Under Georgia law, " [t]he elements of a right to recover for a breach of contract are the breach and the resultant damages to the party who has the right to complain about the contract being broken." (Citation and punctuation omitted.) Budget Rent-A-Car of Atlanta, Inc. v. Webb, 220 Ga.App. 278, 279 (1) (469 S.E.2d 712) (1996). Accord UWork.com, Inc. v. Paragon Technologies, Inc., 321 Ga.App. 584, 590 (1) (740 S.E.2d 887) (2013). " A breach occurs if a contracting party repudiates or renounces liability under the contract; fails to perform the engagement as specified in the contract; or does some act that renders performance impossible." UWork.com, Inc., 321 Ga.App. at 590 (1). And " [a] tender properly made is the equivalent of performance." Anderson v. Barron, 208 Ga. 785, 793 (2) (69 S.E.2d 874) (1952); see B-X Corp. v. Jeter, 210 Ga. 250, 255 (2) (78 S.E.2d 790) (1953) (" Tender, when made or waived, satisfies the requirement for payment." ).

Contrary to Magical Adventures's allegation that Groupon failed to pay it the monies owed for the Sportations vouchers that it had honored, the undisputed record establishes that Groupon paid or attempted to pay for each of the redeemed vouchers. It follows that Magical Adventures has failed to establish a breach of the contract, and the trial court did not err in granting summary judgment to Groupon on this claim.

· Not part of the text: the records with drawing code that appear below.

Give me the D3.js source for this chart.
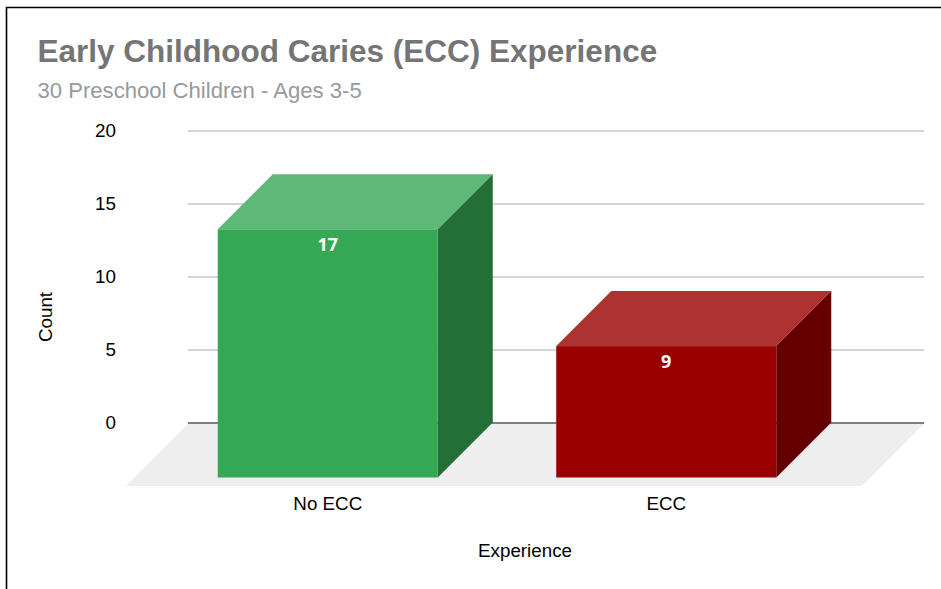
<!DOCTYPE html>
<html>
<head>
<meta charset="utf-8">
<script src="https://cdn.jsdelivr.net/npm/d3@7"></script>
<style>
html,body{margin:0;padding:0;background:#fff;overflow:hidden}
svg{display:block}
text{font-family:"Liberation Sans",Arial,sans-serif}
</style>
</head>
<body>
<svg id="chart" width="941" height="589"></svg>
<script>
const categories = ["No ECC", "ECC"];
const counts = [17, 9];
const yTicks = [0, 5, 10, 15, 20];
const frontColors = ["#34a853", "#990000"];
const topColors = ["#5eb978", "#ad3333"];
const sideColors = ["#236f37", "#660000"];
const chartTitle = "Early Childhood Caries (ECC) Experience";
const chartSubtitle = "30 Preschool Children - Ages 3-5";
const xTitle = "Experience";
const yTitle = "Count";

const W = 941, H = 589;
const depth = 55, y0 = 422.5;
const labelSize = 18.8;
const svg = d3.select("#chart");

const y = d3.scaleLinear().domain([0, 20]).range([y0, 130.5]);
const x = d3.scaleBand().domain(categories).range([158.5, 835.5]).paddingInner(0.35).paddingOuter(0.175);
const gridLeft = 188, gridRight = 924;

// frame
svg.append("path").attr("d", `M${W},7.5H6.5V${H}`).attr("fill", "none").attr("stroke", "#000").attr("stroke-width", 1.6);

// titles
svg.append("text").attr("x", 37.5).attr("y", 62).attr("font-size", 31.5).attr("font-weight", "bold").attr("fill", "#757575").text(chartTitle);
svg.append("text").attr("x", 37.5).attr("y", 98).attr("font-size", 22.1).attr("fill", "#999999").text(chartSubtitle);

// floor
svg.append("polygon")
  .attr("points", [[gridLeft, y0 + 1], [gridRight, y0 + 1], [gridRight - 62, 486], [gridLeft - 62, 486]].join(" "))
  .attr("fill", "#eeeeee");

// gridlines and y ticks
const yAxis = svg.append("g").attr("transform", `translate(${gridLeft},0)`)
  .call(d3.axisLeft(y).tickValues(yTicks).tickSize(0).tickPadding(72).tickSizeInner(-(gridRight - gridLeft)));
yAxis.select(".domain").remove();
yAxis.selectAll("line")
  .attr("stroke", d => d === 0 ? "#555555" : "#c6c6c6")
  .attr("stroke-width", d => d === 0 ? 1.3 : 1.4);
yAxis.selectAll("text")
  .attr("font-size", labelSize).attr("fill", "#000")
  .attr("font-family", '"Liberation Sans",Arial,sans-serif');

// bars
const front = d => {
  const top = y(d.v) + depth, bottom = y0 + depth;
  return { l: x(d.c), r: x(d.c) + x.bandwidth(), t: top, b: bottom };
};
const data = categories.map((c, i) => ({ c, v: counts[i], i }));
const bars = svg.append("g").selectAll("g").data(data).join("g");
bars.append("polygon")
  .attr("fill", d => topColors[d.i])
  .attr("points", d => { const f = front(d); return [[f.l, f.t], [f.l + depth, f.t - depth], [f.r + depth, f.t - depth], [f.r, f.t]].join(" "); });
bars.append("polygon")
  .attr("fill", d => sideColors[d.i])
  .attr("points", d => { const f = front(d); return [[f.r, f.t], [f.r + depth, f.t - depth], [f.r + depth, f.b - depth], [f.r, f.b]].join(" "); });
bars.append("rect")
  .attr("fill", d => frontColors[d.i])
  .attr("x", d => front(d).l).attr("y", d => front(d).t)
  .attr("width", x.bandwidth()).attr("height", d => front(d).b - front(d).t);
bars.append("text")
  .attr("x", d => x(d.c) + x.bandwidth() / 2)
  .attr("y", d => front(d).t + 22)
  .attr("text-anchor", "middle").attr("font-size", 18).attr("font-weight", "bold").attr("fill", "#fff")
  .style("font-family", '"Open Sans",sans-serif')
  .text(d => d.v);

// category axis
const xAxis = svg.append("g").attr("transform", "translate(0,492)")
  .call(d3.axisBottom(x).tickSize(0).tickPadding(5));
xAxis.select(".domain").remove();
xAxis.selectAll("text").attr("font-size", labelSize).attr("fill", "#000")
  .attr("font-family", '"Liberation Sans",Arial,sans-serif');

// axis titles
svg.append("text").attr("x", 525).attr("y", 557).attr("text-anchor", "middle").attr("font-size", labelSize).attr("fill", "#000").text(xTitle);
svg.append("text").attr("transform", "translate(52,317) rotate(-90)").attr("text-anchor", "middle").attr("font-size", labelSize).attr("fill", "#000").text(yTitle);
</script>
</body>
</html>
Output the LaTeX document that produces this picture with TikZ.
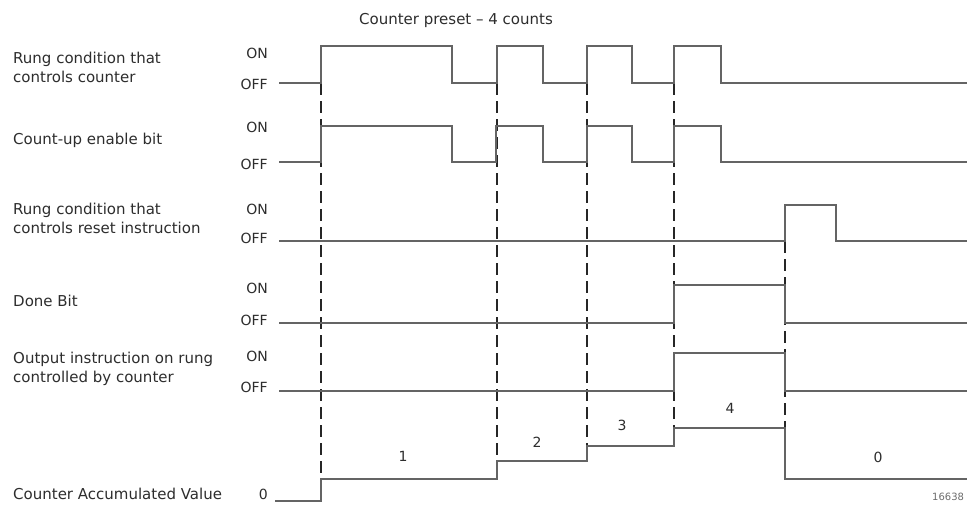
\documentclass[tikz,border=0pt]{standalone}
\usepackage{fontspec}
\setmainfont{DejaVu Sans}
\definecolor{txt}{RGB}{45,45,45}
\definecolor{wave}{RGB}{100,100,100}
\begin{document}
\begin{tikzpicture}[x=1pt,y=-1pt,
  lbl/.style={font=\fontsize{15}{19}\selectfont, text=txt, anchor=west, align=left, inner sep=0pt},
  onoff/.style={font=\fontsize{14}{16}\selectfont, text=txt, anchor=east, inner sep=0pt},
  num/.style={font=\fontsize{14}{16}\selectfont, text=txt, inner sep=0pt},
  wv/.style={draw=wave, line width=1.4pt, line join=miter},
  dsh/.style={draw=black!85, line width=1.4pt, dash pattern=on 12pt off 6pt}]
\useasboundingbox[fill=white] (0,0) rectangle (967,504);

% title
\node[lbl, anchor=center] (title) at (456,20) {Counter preset – 4 counts};

% left labels
\node[lbl] (l1) at (13,67.5) {Rung condition that\\controls counter};
\node[lbl] (l2) at (13,140) {Count-up enable bit};
\node[lbl] (l3) at (13,218.5) {Rung condition that\\controls reset instruction};
\node[lbl] (l4) at (13,301) {Done Bit};
\node[lbl] (l5) at (13,368.5) {Output instruction on rung\\controlled by counter};
\node[lbl] (l6) at (13,494) {Counter Accumulated Value};

% ON / OFF
\node[onoff] (on1) at (268,53) {ON};
\node[onoff] (off1) at (268,84) {OFF};
\node[onoff] (on2) at (268,127) {ON};
\node[onoff] (off2) at (268,164) {OFF};
\node[onoff] (on3) at (268,209) {ON};
\node[onoff] (off3) at (268,238) {OFF};
\node[onoff] (on4) at (268,288) {ON};
\node[onoff] (off4) at (268,320) {OFF};
\node[onoff] (on5) at (268,356) {ON};
\node[onoff] (off5) at (268,387) {OFF};
\node[onoff] (zero) at (268,494) {0};

% dashed timing lines
\draw[dsh] (321,83) -- (321,479);
\draw[dsh] (497,83) -- (497,461);
\draw[dsh] (587,83) -- (587,446);
\draw[dsh] (674,83) -- (674,428);
\draw[dsh] (785,241) -- (785,428);

% waveforms
\draw[wv] (279,83) -- (321,83) -- (321,46) -- (452,46) -- (452,83) -- (497,83) -- (497,46) -- (543,46) -- (543,83) -- (587,83) -- (587,46) -- (632,46) -- (632,83) -- (674,83) -- (674,46) -- (721,46) -- (721,83) -- (967,83);
\draw[wv] (279,162) -- (321,162) -- (321,126) -- (452,126) -- (452,162) -- (496,162) -- (496,126) -- (543,126) -- (543,162) -- (587,162) -- (587,126) -- (632,126) -- (632,162) -- (674,162) -- (674,126) -- (721,126) -- (721,162) -- (967,162);
\draw[wv] (279,241) -- (785,241) -- (785,205) -- (836,205) -- (836,241) -- (967,241);
\draw[wv] (279,323) -- (674,323) -- (674,285) -- (785,285) -- (785,323) -- (967,323);
\draw[wv] (279,391) -- (674,391) -- (674,353) -- (785,353) -- (785,391) -- (967,391);
\draw[wv] (275,501) -- (321,501) -- (321,479) -- (497,479) -- (497,461) -- (587,461) -- (587,446) -- (674,446) -- (674,428) -- (785,428) -- (785,479) -- (967,479);

% count values
\node[num] (n1) at (403,456) {1};
\node[num] (n2) at (537,442) {2};
\node[num] (n3) at (622,425) {3};
\node[num] (n4) at (730,408) {4};
\node[num] (n0) at (878,457) {0};

\node[font=\fontsize{10}{12}\selectfont, text=txt!70, anchor=west, inner sep=0pt] (fig) at (932,497) {16638};
\end{tikzpicture}
\end{document}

2. Magical Adventures further argues that the trial court erred in granting summary judgment to Groupon on its claim for tortious interference with contractual relations. The premise of this claim is Magical Adventures's assertion that Groupon's use of its name and likeness on Groupon's website induced D& D to breach their oral contract to refrain from engaging in Groupon advertising and, further, induced Magical Adventures's breach of the Temecula Valley Balloon Association bylaws prohibiting the same without prior approval.

Page 780

To succeed on a tortious interference with contractual relations claim,

a plaintiff must show that a defendant: (1) acted improperly or wrongfully and without privilege; (2) acted purposely, with malice, and with the intent to injure; (3) induced a third [333 Ga.App. 323] party to breach a contract with the plaintiff; and (4) caused plaintiff financial injury.

Medlin v. Morganstern, 268 Ga.App. 116, 119 (a) (601 S.E.2d 359) (2004).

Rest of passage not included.